Peter De Savary, a British entrepreneur and major property developer on Grenada's famed Grande Anse Beach, said the availability of capital, energy costs and the health of the global economy are far more imminent concerns than rising sea levels. He notes that most existing beach resorts will have to be rebuilt anyway in coming decades due to normal wear and tear so projected climate change impacts won't require much attention.
"If the sea level rises a foot or two it really doesn't make any difference here in Grenada because we have beaches that have a reasonably aggressive falloff," De Savary said. "If the water gets a few degrees warmer, well, that's what people come to the Caribbean for, warm water, so that's not an issue."
Shyn Nokta, who heads Guyana's office of climate change, said there's ample evidence the impacts will be less benign. Warming ocean waters have helped to significantly degrade the region's protective reefs, and threats to Caribbean coral are only expected to intensify as a result of ocean acidification due to greenhouse gases. Rainfall also has become increasingly erratic.
Many are also girding for climate change's impacts on an already fragile agriculture sector and drinking water quality and availability.

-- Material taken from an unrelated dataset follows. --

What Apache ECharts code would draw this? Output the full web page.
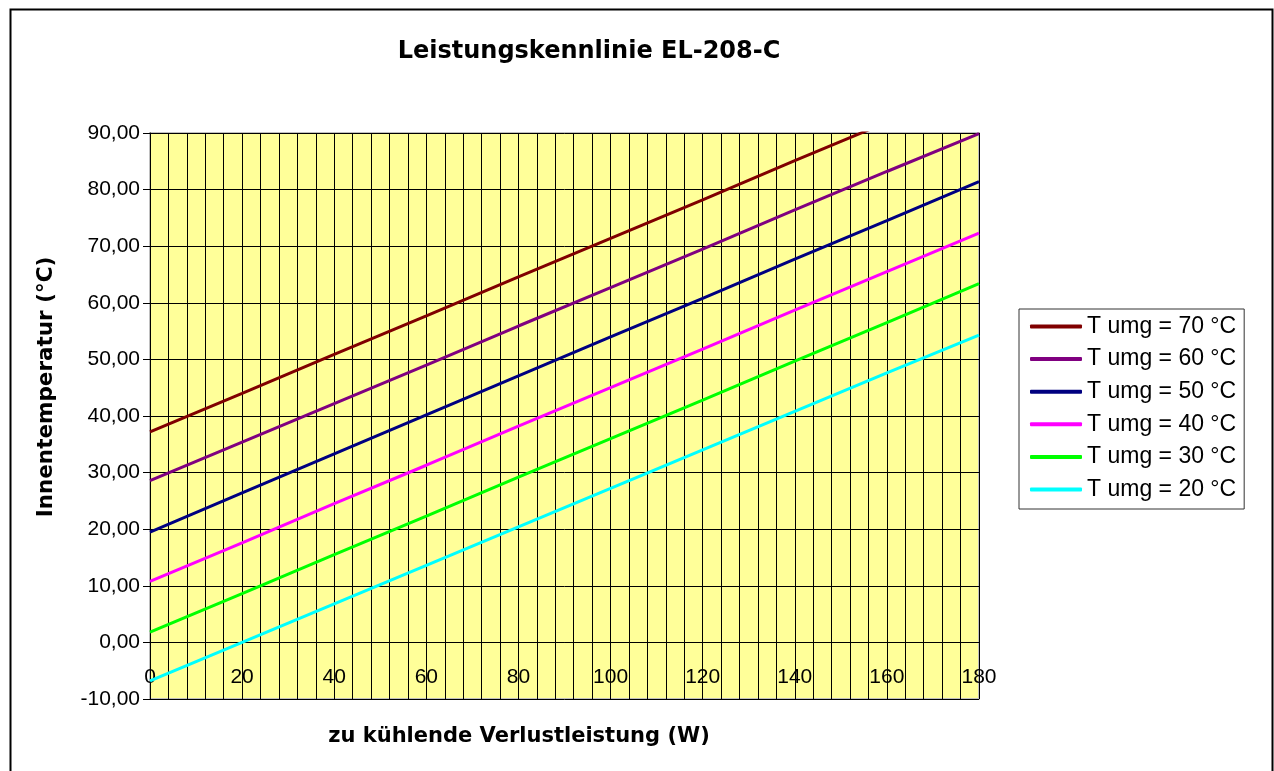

"The weather and climate system in the region is changing," Nokta said from Guyana's capital of Georgetown, which sits below sea level behind a complicated system of dikes and is extremely vulnerable to flooding.
Inequalities in income will play a big role in determining how the suffering is meted out island to island, said Ramon Bueno, a Massachusetts-based analyst who has researched and modeled climate change economic impacts for years.
"A low-income family living by the shoreline, with limited access to clean fresh water and earning a living from tourism, fishing or agriculture is vulnerable in a way that a middle- or high-income professional living in good air-conditioned housing at higher elevation inland is not," Bueno said.
That portends a dire future for people such as Allison Charles, a subsistence farmer in Grenada's coastal village of Telescope, a fact she said she's well aware of.
"It's hard now. Already our plants are getting burned by the salt water coming up the river," Charles said in her village, framed by Grenada's rugged hills. "I can't really imagine what the future will hold."